Parameterisation takes a hard-coded or hard-wired value and adds it as a parameter that can be changed when a function, module or sub-routine is instanced or invoked. It allows the end user to adapt the code to the needs of their application without needing to modify the code itself. By re-using code, not needing to verify that code and by allowing adaption, long-term gains can be made in productivity and software sustainability.
Code parameterisation, as a concept allows:
code adaptability for other applications
increased verification of code (multiple passes by multiple developers)
decreased end-user involvement, with reduced learning curve for usage.

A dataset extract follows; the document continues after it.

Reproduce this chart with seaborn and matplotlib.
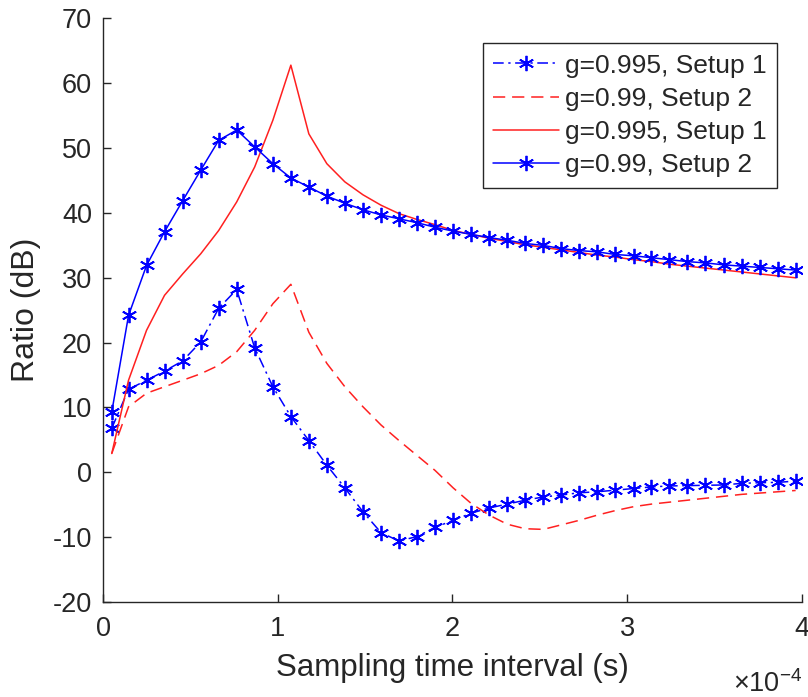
import matplotlib
matplotlib.use("Agg")
import matplotlib.pyplot as plt
import seaborn as sns

# sampling interval (units of 1e-4 s)
t = [0.05, 0.146, 0.249, 0.352, 0.456, 0.559, 0.662, 0.765, 0.868, 0.972,
     1.075, 1.178, 1.281, 1.384, 1.488, 1.591, 1.694, 1.797, 1.900, 2.004,
     2.107, 2.210, 2.313, 2.416, 2.520, 2.623, 2.726, 2.829, 2.932, 3.036,
     3.139, 3.242, 3.345, 3.448, 3.552, 3.655, 3.758, 3.861, 3.964]

# g=0.995, Setup 1 (blue, dash-dot, markers)
blue_dashdot = [6.8, 12.8, 14.2, 15.6, 17.2, 20.1, 25.3, 28.2, 19.2, 13.2,
                8.6, 4.9, 1.1, -2.4, -6.1, -9.3, -10.6, -9.9, -8.5, -7.4,
                -6.3, -5.5, -4.9, -4.3, -3.8, -3.5, -3.15, -3.0, -2.75, -2.5,
                -2.25, -2.1, -2.05, -2.0, -1.95, -1.7, -1.6, -1.55, -1.35]

# g=0.99, Setup 2 (red, dashed)
red_dashed = [2.9, 10.1, 12.2, 13.2, 14.2, 15.2, 16.5, 18.6, 21.9, 26.0,
              29.0, 21.6, 16.8, 13.2, 10.1, 7.3, 4.9, 2.6, 0.3, -2.4,
              -4.8, -6.6, -8.0, -8.7, -8.8, -8.1, -7.4, -6.6, -5.9, -5.3,
              -4.9, -4.6, -4.3, -4.0, -3.7, -3.4, -3.2, -3.0, -2.8]

# g=0.995, Setup 1 (red, solid)
red_solid = [2.9, 14.2, 21.9, 27.3, 30.6, 33.7, 37.3, 41.7, 47.1, 54.3,
             62.8, 52.2, 47.6, 44.8, 42.8, 41.2, 39.9, 39.0, 38.2, 37.3,
             36.7, 36.1, 35.6, 35.1, 34.7, 34.3, 33.9, 33.5, 33.2, 32.8,
             32.5, 32.1, 31.8, 31.5, 31.2, 30.9, 30.6, 30.3, 30.0]

# g=0.99, Setup 2 (blue, solid, markers)
blue_solid = [9.3, 24.2, 31.9, 37.1, 41.9, 46.6, 51.2, 52.8, 50.2, 47.6,
              45.4, 44.0, 42.6, 41.5, 40.5, 39.7, 39.1, 38.5, 37.8, 37.2,
              36.7, 36.2, 35.8, 35.3, 35.0, 34.5, 34.2, 34.0, 33.6, 33.4,
              33.1, 32.8, 32.5, 32.3, 32.0, 31.8, 31.6, 31.4, 31.2]

sns.set_style("white")
plt.rcParams['font.family'] = ['Liberation Sans', 'DejaVu Sans']
plt.rcParams['mathtext.fontset'] = 'custom'
plt.rcParams['mathtext.rm'] = 'Liberation Sans'
plt.rcParams['axes.unicode_minus'] = False

fig = plt.figure(figsize=(8.08, 6.97), dpi=100)
ax = fig.add_axes([0.1275, 0.1363, 0.865, 0.8372])

star = (6, 2, 0)
lw = 1.1

sns.lineplot(x=t, y=blue_dashdot, ax=ax, color='blue', lw=lw,
             linestyle=(0, (7, 3, 1.5, 3)), marker=star, markersize=11,
             markeredgecolor='blue', markeredgewidth=1.3,
             label='g=0.995, Setup 1')
sns.lineplot(x=t, y=red_dashed, ax=ax, color='#ff2020', lw=lw,
             linestyle=(0, (8, 4.5)), label='g=0.99, Setup 2')
sns.lineplot(x=t, y=red_solid, ax=ax, color='#ff2020', lw=lw,
             linestyle='-', label='g=0.995, Setup 1')
sns.lineplot(x=t, y=blue_solid, ax=ax, color='blue', lw=lw,
             linestyle='-', marker=star, markersize=11,
             markeredgecolor='blue', markeredgewidth=1.3,
             label='g=0.99, Setup 2')

ax.set_xlim(0, 4)
ax.set_ylim(-20, 70)
ax.set_xticks([0, 1, 2, 3, 4])
ax.set_yticks(range(-20, 71, 10))

for side in ['top', 'right']:
    ax.spines[side].set_visible(False)
for side in ['left', 'bottom']:
    ax.spines[side].set_color('#262626')
    ax.spines[side].set_linewidth(1.0)

ax.tick_params(bottom=True, left=True, direction='in', length=6, width=1.0,
               color='#262626', labelsize=19.5, labelcolor='#262626')
ax.tick_params(axis='x', pad=10)
ax.tick_params(axis='y', pad=8)

ax.set_xlabel('Sampling time interval (s)', fontsize=22.5, color='#262626', labelpad=8)
ax.set_ylabel('Ratio (dB)', fontsize=23, color='#262626', labelpad=8)

ax.text(1.0, -0.14, r'$\times\mathregular{10^{-4}}$', transform=ax.transAxes,
        ha='right', va='center', fontsize=19.5, color='#262626')

leg = ax.legend(loc='upper right', bbox_to_anchor=(0.964, 0.958),
                borderaxespad=0, fontsize=19, frameon=True, fancybox=False,
                handlelength=2.5, handletextpad=0.2, labelspacing=0.35,
                borderpad=0.4, numpoints=1)
leg.get_frame().set_edgecolor('#262626')
leg.get_frame().set_linewidth(1.0)
leg.get_frame().set_alpha(1)

fig.savefig('out.png', dpi=100)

But code parameterisation, also requires more effort:
initial code development, testing and debugging
change of variable’s value, re-testing, re-debugging
parameterising to add variable as a function input or compile-time setting.
Of course, in the case of the SPI code we have looked at above, we can input values of 8-bit, 16-bit, 32-bit and 512-bit. But this implies that the parameter can have any value in-between. Part of the path towards a generalised, parameterised block, is to test the code with odd values. Perhaps we need transactions that are 6-bits in length, or perhaps we should test for transactions that are 256-bits in length. Code parameterisation therefore increases the job of verification, to which we need to apply reasonable coverage, non-exhaustive tests. As a concept, it does include extra development work, but the payoffs can be significant if applied to the right selection of low-level, re-used codes.
Through code parameterisation, together we should be able to enable sustainable, maintainable, re-usable software. And ultimately we should be able to both share code, and progress towards "Better Software, Better Research", "Better Firmware, Better Results" and "Better Hardware, Better Reproducibility".